Creating this list has been an adventure. I've gone back and played some games which have meant a lot to me over the years and intend to keep playing them in fact, which is just one upside. I feel that it has grounded me a little, too. By making me think about what has been important in the past, I've come to think about the games I'm currently playing or intend to play, and whether they can mean the same to me.
I've noticed that no game I've played since 2013 has appeared on this list, and more than half of the list were released ten years before that. I have wondered whether this is just because I played them during my more formative years, or maybe they've had time to sink in, or perhaps it's purely nostalgia.
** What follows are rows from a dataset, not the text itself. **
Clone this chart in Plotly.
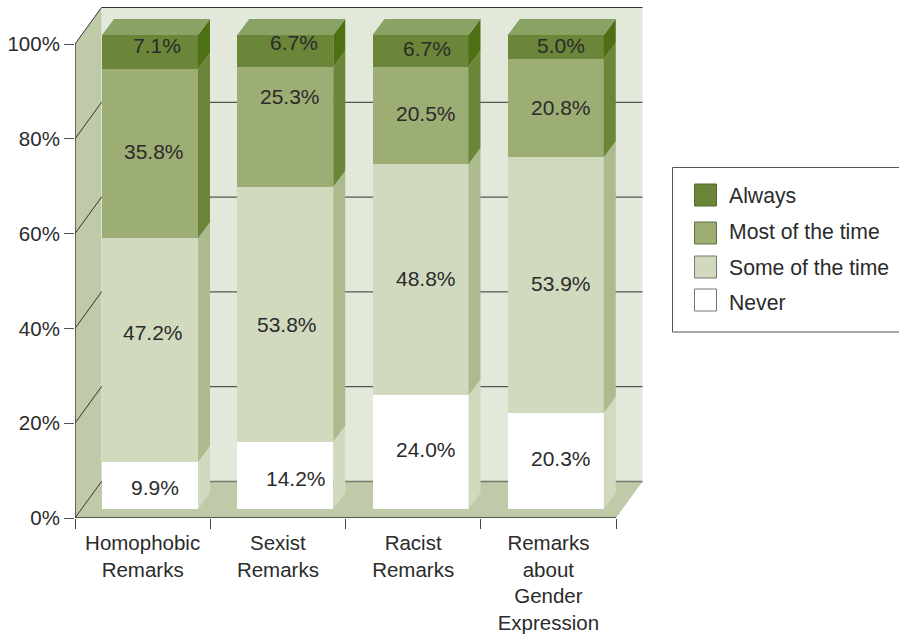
import plotly.graph_objects as go

CATEGORIES = ["Homophobic<br>Remarks", "Sexist<br>Remarks", "Racist<br>Remarks",
              "Remarks<br>about<br>Gender<br>Expression"]
NEVER = [9.9, 14.2, 24.0, 20.3]
SOME = [47.2, 53.8, 48.8, 53.9]
MOST = [35.8, 25.3, 20.5, 20.8]
ALWAYS = [7.1, 6.7, 6.7, 5.0]
SERIES_NAMES = ["Never", "Some of the time", "Most of the time", "Always"]
Y_TICKS = [0, 20, 40, 60, 80, 100]

# ---- styling / geometry (pixels of the page) ----
PX_L, PX_R, PX_T, PX_B = 75, 643, 7, 518
PX_PER_CAT = (616 - 75) / 4
PX_PER_PCT = 4.74
TEXT = "#2b2b2b"
FRONT = ["#FFFFFF", "#D1DABF", "#9CAE74", "#6B8539"]
SIDE = ["#D1DABF", "#ABBB8E", "#6B8539", "#4E7015"]
TOP = "#8BA265"
WALL = "#E2E8DA"
FLOOR = "#BFCBA8"
FONT = "Liberation Sans, Arial, sans-serif"
# label nudges in px, per series then per category
NUDGE_X = [[5, 11, 5, 5], [3, 2, 5, 5], [4, 5, 5, 5], [7, 9, 6, 5]]
NUDGE_Y = [[-2, -3, 3, 2], [18, -10, 1, 2], [2, 30, 2, 1], [6, 8, 2, 1]]

WALL_DX = 26.5 / PX_PER_CAT
WALL_DY = 36.5 / PX_PER_PCT
BAR_X0 = 27 / PX_PER_CAT
BAR_W = 96 / PX_PER_CAT
BAR_BASE = 9 / PX_PER_PCT
SIDE_DX = 12 / PX_PER_CAT
SIDE_DY = 16 / PX_PER_PCT
N = len(CATEGORIES)

xmax = (PX_R - PX_L) / PX_PER_CAT
ymax = (PX_B - PX_T) / PX_PER_PCT


def px(x):
    return (x - PX_L) / (PX_R - PX_L)


def py(y):
    return (PX_B - y) / (PX_B - PX_T)


fig = go.Figure()
series = [NEVER, SOME, MOST, ALWAYS]
cum = [BAR_BASE] * N
centers = [i + BAR_X0 + BAR_W / 2 for i in range(N)]
annotations = []

for s, vals in enumerate(series):
    fig.add_trace(go.Bar(x=centers, y=vals, base=cum, width=BAR_W, name=SERIES_NAMES[s],
                         marker=dict(color=FRONT[s], line=dict(width=0)),
                         showlegend=False, hoverinfo="skip"))
    sx, sy = [], []
    for i, v in enumerate(vals):
        xr = centers[i] + BAR_W / 2
        b, t = cum[i], cum[i] + v
        sx += [xr, xr + SIDE_DX, xr + SIDE_DX, xr, None]
        sy += [b, b + SIDE_DY, t + SIDE_DY, t, None]
        annotations.append(dict(x=centers[i], y=(b + t) / 2, xref="x", yref="y",
                                text=f"{v:.1f}%", showarrow=False,
                                xshift=NUDGE_X[s][i], yshift=NUDGE_Y[s][i],
                                font=dict(size=21, color=TEXT, family=FONT)))
    fig.add_trace(go.Scatter(x=sx, y=sy, mode="none", fill="toself", fillcolor=SIDE[s],
                             showlegend=False, hoverinfo="skip"))
    cum = [c + v for c, v in zip(cum, vals)]

tx, ty = [], []
for i in range(N):
    xl = centers[i] - BAR_W / 2
    tx += [xl, xl + BAR_W, xl + BAR_W + SIDE_DX, xl + SIDE_DX, None]
    ty += [cum[i], cum[i], cum[i] + SIDE_DY, cum[i] + SIDE_DY, None]
fig.add_trace(go.Scatter(x=tx, y=ty, mode="none", fill="toself", fillcolor=TOP,
                         showlegend=False, hoverinfo="skip"))

# front axis lines
fig.add_trace(go.Scatter(x=[0, 0, N], y=[100, 0, 0], mode="lines",
                         line=dict(color="#333333", width=1.3),
                         showlegend=False, hoverinfo="skip"))

shapes = []


def poly(pts, color):
    d = "M" + "L".join(f"{x},{y}" for x, y in pts) + "Z"
    shapes.append(dict(type="path", path=d, xref="x", yref="y", fillcolor=color,
                       line=dict(width=0), layer="below"))


poly([(WALL_DX, WALL_DY), (N + WALL_DX, WALL_DY), (N + WALL_DX, 100 + WALL_DY), (WALL_DX, 100 + WALL_DY)], WALL)
poly([(0, 0), (WALL_DX, WALL_DY), (WALL_DX, 100 + WALL_DY), (0, 100)], FLOOR)
poly([(0, 0), (N, 0), (N + WALL_DX, WALL_DY), (WALL_DX, WALL_DY)], FLOOR)
for t in Y_TICKS:
    col = "#707a66" if t == 0 else "#333333"
    wid = 1.6 if t == 0 else 1
    shapes.append(dict(type="line", xref="x", yref="y", x0=WALL_DX, x1=N + WALL_DX,
                       y0=t + WALL_DY, y1=t + WALL_DY, line=dict(color=col, width=wid), layer="below"))
    shapes.append(dict(type="line", xref="x", yref="y", x0=0, x1=WALL_DX,
                       y0=t, y1=t + WALL_DY, line=dict(color="#333333", width=1), layer="below"))

# legend (page-pixel layout)
shapes.append(dict(type="rect", xref="paper", yref="paper", x0=px(672.5), x1=px(910),
                   y0=py(332), y1=py(167.5), line=dict(color="#555555", width=1), fillcolor="white"))
LEG_ORDER = [3, 2, 1, 0]
LEG_TOP = [184, 222, 256, 289]
LEG_TEXT_Y = [196, 231, 267, 302]
LEG_EDGE = ["#777777", "#777777", "#5f7040", "#4f6a2b"]
for s, top, ty_ in zip(LEG_ORDER, LEG_TOP, LEG_TEXT_Y):
    shapes.append(dict(type="rect", xref="paper", yref="paper", x0=px(694.5), x1=px(716.5),
                       y0=py(top + 22), y1=py(top), fillcolor=FRONT[s],
                       line=dict(color=LEG_EDGE[s], width=1)))
    annotations.append(dict(x=px(727), y=py(ty_), xref="paper", yref="paper", xanchor="left",
                            yanchor="middle", text=SERIES_NAMES[s], showarrow=False,
                            font=dict(size=21.2, color=TEXT, family=FONT)))

fig.update_layout(
    width=899, height=635, autosize=False,
    margin=dict(l=PX_L, r=899 - PX_R, t=PX_T, b=635 - PX_B, pad=0),
    paper_bgcolor="white", plot_bgcolor="rgba(0,0,0,0)",
    barmode="overlay", bargap=0, showlegend=False,
    shapes=shapes, annotations=annotations,
    font=dict(family=FONT, color=TEXT),
    xaxis=dict(range=[0, xmax], tickmode="array", tickvals=[i + 0.5 for i in range(N)],
               ticktext=CATEGORIES, ticks="outside", ticklen=6.5, tickcolor="rgba(0,0,0,0)",
               tickfont=dict(size=20.5, color=TEXT, family=FONT), showgrid=False, zeroline=False,
               showline=False, fixedrange=True, automargin=False,
               minor=dict(tickmode="array", tickvals=list(range(N + 1)), ticks="outside",
                          ticklen=10, tickcolor="#444444", tickwidth=1, showgrid=False)),
    yaxis=dict(range=[0, ymax], tickmode="array", tickvals=Y_TICKS,
               ticktext=[f"{t}%" for t in Y_TICKS], ticks="outside", ticklen=10,
               tickcolor="#555555", tickwidth=1.2, tickfont=dict(size=20.5, color=TEXT, family=FONT),
               showgrid=False, zeroline=False, showline=False, fixedrange=True, automargin=False),
)

fig.write_html("out.html", config=dict(displayModeBar=False),
               post_script="document.body.style.margin='0';")
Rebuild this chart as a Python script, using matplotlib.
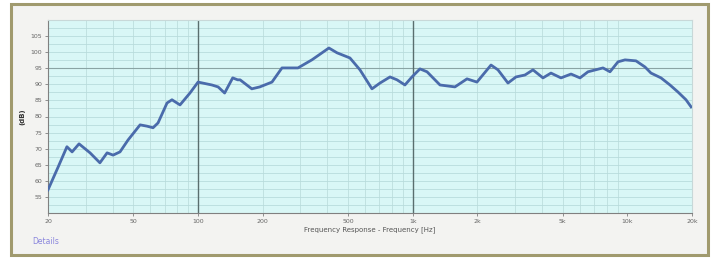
import numpy as np
import matplotlib.pyplot as plt
from matplotlib.patches import Rectangle
from matplotlib.ticker import FixedLocator, NullFormatter

# frequency response
freq = [20, 22.3, 24.5, 25.9, 27.9, 31.4, 34.9, 37.7, 40.2, 43.3, 47.2, 53.7, 57.8,
        61.7, 65.1, 71.7, 75.6, 82.4, 91.7, 100, 116, 124, 133, 145, 153, 157, 178,
        194, 221, 246, 292, 339, 378, 407, 444, 510, 568, 646, 704, 784, 845, 920,
        992, 1081, 1166, 1340, 1573, 1790, 1992, 2316, 2496, 2778, 3028, 3334,
        3632, 4044, 4406, 4906, 5464, 6016, 6554, 7698, 8300, 9044, 9748, 10966,
        12078, 12884, 14344, 15794, 17212, 18752, 19800]
level = [57.2, 64.3, 70.6, 69.0, 71.5, 68.7, 65.6, 68.7, 68.0, 69.0, 72.7, 77.4, 77.0,
         76.5, 78.0, 84.2, 85.2, 83.6, 87.3, 90.7, 89.8, 89.2, 87.3, 92.0, 91.4, 91.4,
         88.6, 89.2, 90.7, 95.1, 95.1, 97.6, 99.8, 101.3, 99.8, 98.2, 94.5, 88.6, 90.4,
         92.3, 91.4, 89.8, 92.3, 94.8, 93.9, 89.8, 89.2, 91.7, 90.7, 96.0, 94.5,
         90.4, 92.3, 92.9, 94.5, 92.0, 93.5, 92.0, 93.2, 92.0, 93.9, 95.1, 93.9,
         97.0, 97.6, 97.3, 95.4, 93.5, 92.0, 89.8, 87.6, 85.2, 83.0]

xticks = [20, 50, 100, 200, 500, 1000, 2000, 5000, 10000, 20000]
xlabels = ['20', '50', '100', '200', '500', '1k', '2k', '5k', '10k', '20k']
yticks = [55, 60, 65, 70, 75, 80, 85, 90, 95, 100, 105]

fig = plt.figure(figsize=(7.18, 2.58), dpi=100)
fig.patch.set_facecolor('white')

# outer frame
fig.patches.append(Rectangle((11/718, 3/258), 697/718, 251/258, transform=fig.transFigure,
                             facecolor='#f3f3f1', edgecolor='#a09a6e', lw=2.2, zorder=-10))

ax = fig.add_axes([48/718, 1-213/258, 644/718, 193/258])
ax.set_facecolor('#d9f7f6')
ax.set_xscale('log')
ax.set_xlim(20, 20000)
ax.set_ylim(50, 110)

minors = [m * d for d in [10, 100, 1000, 10000] for m in range(2, 10) if 20 <= m * d <= 20000]
for f in minors:
    ax.axvline(f, color='#bddede', lw=0.6, zorder=1)
for v in np.arange(52.5, 110, 2.5):
    ax.axhline(v, color='#b8dcdc', lw=0.6, zorder=1)
ax.axhline(95, color='#8aa4a4', lw=0.8, zorder=1)
ax.axvline(100, color='#5a6e6e', lw=1.0, zorder=2)
ax.axvline(1000, color='#5a6e6e', lw=1.0, zorder=2)

ax.plot(freq, level, color='#4a6bab', lw=2.0, zorder=3, solid_joinstyle='round')

ax.xaxis.set_major_locator(FixedLocator(xticks))
ax.xaxis.set_minor_formatter(NullFormatter())
ax.set_xticks(xticks)
ax.set_xticklabels(xlabels)
ax.set_yticks(yticks)
ax.tick_params(axis='both', labelsize=4.5, colors='#666666', length=2, width=0.5, pad=2)
ax.tick_params(which='minor', length=0)

for s in ['top', 'right']:
    ax.spines[s].set_color('#c8d8d8')
for s in ['left', 'bottom']:
    ax.spines[s].set_color('#808080')
    ax.spines[s].set_linewidth(0.8)

ax.set_xlabel('Frequency Response - Frequency [Hz]', fontsize=5, color='#555555', labelpad=2)
ax.set_ylabel('(dB)', fontsize=5, color='#333333', fontweight='bold', labelpad=4)

fig.text(32/718, 1-242/258, 'Details', fontsize=5.5, color='#8a86dd', va='center')

fig.savefig('out.png', dpi=100)
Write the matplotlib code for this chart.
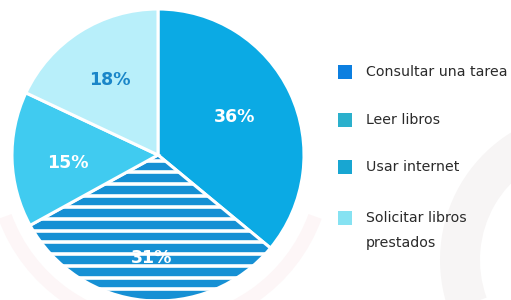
import matplotlib
matplotlib.use('Agg')
import matplotlib.pyplot as plt
from matplotlib.patches import Rectangle, Wedge
import numpy as np

# ── Data ──────────────────────────────────────────────────────────────────────
categories = ['Consultar una tarea', 'Leer libros', 'Usar internet',
              'Solicitar libros\nprestados']
values     = [36, 31, 15, 18]
labels     = ['36%', '31%', '15%', '18%']

# ── Styles ────────────────────────────────────────────────────────────────────
SLICE_COLORS  = ['#0BAAE4', '#1690D4', '#40CBF0', '#B8EFFA']
LABEL_COLORS  = ['white', 'white', 'white', '#1A86C8']
LEGEND_COLORS = ['#0C7FE0', '#2BB0CC', '#18A6D2', '#86E2F2']
TEXT_COLOR    = '#2A2A2A'
W, H = 511, 300

fig = plt.figure(figsize=(W / 100, H / 100), dpi=100)
fig.patch.set_facecolor('white')

# faint watermark arcs in the background
bg = fig.add_axes([0, 0, 1, 1])
bg.set_xlim(0, W)
bg.set_ylim(0, H)
bg.axis('off')
bg.add_patch(Wedge((590, 40), 150, 100, 200, width=40, color='#F7F5F5', lw=0))
bg.add_patch(Wedge((160, 140), 172, 200, 340, width=14, color='#FDF6F7', lw=0))

# ── Pie ───────────────────────────────────────────────────────────────────────
cx, cy, r = 158, H - 155, 146
ax = fig.add_axes([(cx - r) / W, (cy - r) / H, 2 * r / W, 2 * r / H])

wedges, _ = ax.pie(values, colors=SLICE_COLORS, startangle=90,
                   counterclock=False, radius=1,
                   wedgeprops=dict(edgecolor='white', linewidth=2.2))
ax.set_xlim(-1, 1)
ax.set_ylim(-1, 1)
ax.set_aspect('equal')
ax.axis('off')

# horizontal white stripes on "Leer libros"
step = 11.7 / r
for y in np.arange(-1.0, 0.05, step):
    ln, = ax.plot([-1, 1], [y, y], color='white', linewidth=2.6,
                  solid_capstyle='butt', zorder=3)
    ln.set_clip_path(wedges[1])

# percentage labels
label_pos = [(235, 117), (152, 258), (68, 163), (110, 80)]
for (px, py), txt, col in zip(label_pos, labels, LABEL_COLORS):
    ax.text((px - cx) / r, (H - py - cy) / r, txt, color=col,
            fontsize=12.5, fontweight='bold', ha='center', va='center',
            zorder=5)

# ── Legend ────────────────────────────────────────────────────────────────────
rows_y = [72, 120, 167, 218]
for ypix, name, col in zip(rows_y, categories, LEGEND_COLORS):
    bg.add_patch(Rectangle((338, H - ypix - 7), 14, 14, color=col, lw=0,
                           zorder=4))
    first, *rest = name.split('\n')
    bg.text(366, H - ypix, first, fontsize=10.2, color=TEXT_COLOR,
            va='center', ha='left', zorder=4)
    for k, extra in enumerate(rest):
        bg.text(366, H - ypix - 25 * (k + 1), extra, fontsize=10.2,
                color=TEXT_COLOR, va='center', ha='left', zorder=4)

fig.savefig('out.png', dpi=100, facecolor='white')
plt.close(fig)
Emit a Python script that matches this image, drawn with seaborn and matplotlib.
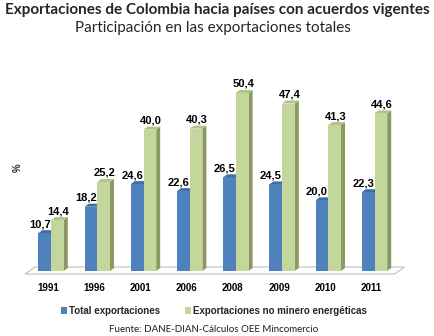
import numpy as np
import pandas as pd
import matplotlib
matplotlib.use("Agg")
import matplotlib.pyplot as plt
import seaborn as sns
from matplotlib.patches import Polygon, Patch
from matplotlib.transforms import ScaledTranslation

years = ["1991", "1996", "2001", "2006", "2008", "2009", "2010", "2011"]
total = [10.7, 18.2, 24.6, 22.6, 26.5, 24.5, 20.0, 22.3]
no_minero = [14.4, 25.2, 40.0, 40.3, 50.4, 47.4, 41.3, 44.6]
series_names = ["Total exportaciones", "Exportaciones no minero energéticas"]

title = "Exportaciones de Colombia hacia países con acuerdos vigentes"
subtitle = "Participación en las exportaciones totales"
source = "Fuente: DANE-DIAN-Cálculos OEE Mincomercio"

face = ["#4F81BD", "#C3D69B"]
side = ["#365F91", "#8A9A62"]
top = ["#3F6EA8", "#B0C585"]

df = pd.DataFrame({
    "year": years * 2,
    "value": total + no_minero,
    "series": [series_names[0]] * len(years) + [series_names[1]] * len(years),
})

sns.set_theme(style="white")
plt.rcParams["font.family"] = ["Liberation Sans", "DejaVu Sans"]

W, H = 434, 336
fig = plt.figure(figsize=(W / 100, H / 100), dpi=100)
ax = fig.add_axes([25 / W, (H - 274) / H, 369.6 / W, 212 / H])

sns.barplot(data=df, x="year", y="value", hue="series", palette=face,
            width=0.55, dodge=True, saturation=1, legend=False, ax=ax,
            zorder=3)
ax.set_xlim(-0.5, len(years) - 0.5)
ax.set_ylim(0, 60)

# pixel -> data conversion
px_x = (len(years)) / ax.bbox.width
px_y = 60 / ax.bbox.height
shift = ScaledTranslation(3 / 100, 3 / 100, fig.dpi_scale_trans)
ddx, ddy = 4 * px_x, 3 * px_y

for k, cont in enumerate(ax.containers):
    for p in cont.patches:
        p.set_transform(ax.transData + shift)
        p.set_edgecolor("none")
        x, w, h = p.get_x(), p.get_width(), p.get_height()
        sidep = Polygon([(x + w, 0), (x + w + ddx, ddy), (x + w + ddx, h + ddy), (x + w, h)],
                        closed=True, facecolor=side[k], edgecolor="none",
                        transform=ax.transData + shift, zorder=2.5)
        topp = Polygon([(x, h), (x + ddx, h + ddy), (x + w + ddx, h + ddy), (x + w, h)],
                       closed=True, facecolor=top[k], edgecolor="none",
                       transform=ax.transData + shift, zorder=2.5)
        ax.add_patch(sidep)
        ax.add_patch(topp)
        xo = -5 if k == 0 else 1
        ax.annotate(f"{h:.1f}".replace(".", ","), (x + w / 2, h),
                    xytext=(xo + 3, 9 + 3), textcoords="offset pixels",
                    ha="center", va="center", fontsize=8, fontweight="bold",
                    color="black", annotation_clip=False)

# floor
fdx, fdy = 10 * px_x, 7 * px_y
x0, x1 = -0.5, len(years) - 0.5
floor = Polygon([(x0, 0), (x1, 0), (x1 + fdx, fdy), (x0 + fdx, fdy)], closed=True,
                facecolor="white", edgecolor="#BFBFBF", linewidth=0.8,
                zorder=1, clip_on=False)
ax.add_patch(floor)

for s in ax.spines.values():
    s.set_visible(False)
ax.set_yticks([])
ax.set_xlabel("")
ax.set_ylabel("")
ax.set_xticks(np.arange(-0.5, len(years)), minor=True)
ax.tick_params(axis="x", which="minor", length=3, color="#A6A6A6", width=0.8, direction="out")
ax.tick_params(axis="x", which="major", length=0, pad=6.5)
for lbl in ax.get_xticklabels():
    lbl.set_fontsize(7)
    lbl.set_fontweight("bold")
    lbl.set_color("black")

fig.text(18 / W, 1 - 168 / H, "%", rotation=90, ha="center", va="center",
         fontsize=7, fontweight="bold")

fig.text(217.5 / W, 1 - 10 / H, title, ha="center", va="center",
         fontsize=11, fontweight="bold", family=["Lato", "DejaVu Sans"])
fig.text(212.5 / W, 1 - 28 / H, subtitle, ha="center", va="center",
         fontsize=11, family=["Lato", "DejaVu Sans"])
fig.text(214 / W, 1 - 329 / H, source, ha="center", va="center",
         fontsize=7, family=["Lato", "DejaVu Sans"], color="#1F1F1F")

handles = [Patch(facecolor=face[0], edgecolor="none"), Patch(facecolor=face[1], edgecolor="none")]
leg = fig.legend(handles, series_names, loc="center", bbox_to_anchor=(214 / W, 1 - 311 / H),
                 ncol=2, frameon=False, handlelength=0.6, handleheight=0.6,
                 handletextpad=0.2, columnspacing=2.6, prop={"size": 7, "weight": "bold"})

fig.savefig("out.png", dpi=100)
Perhaps games were just batter back in the old days, and things have just not been notable since - a very cynical thought which I hope to be proved incorrect. I shan't draw any particular conclusions from this observation for now, but am intrigued by it nonetheless.
I encourage everyone reading this to undertake a similar challenge. There's no need to do it over Facebook - I struggled enough myself to find ten willing participants who hadn't already been picked - but even completely privately I think it's a valuable exercise. I've really enjoyed going back in time and reflecting on how much I've grown myself, and have been pleasantly surprised by the positive responses some people have shared with me towards my choices. If you put together a list then let me know, and you'll have at least one guaranteed person to discuss it with!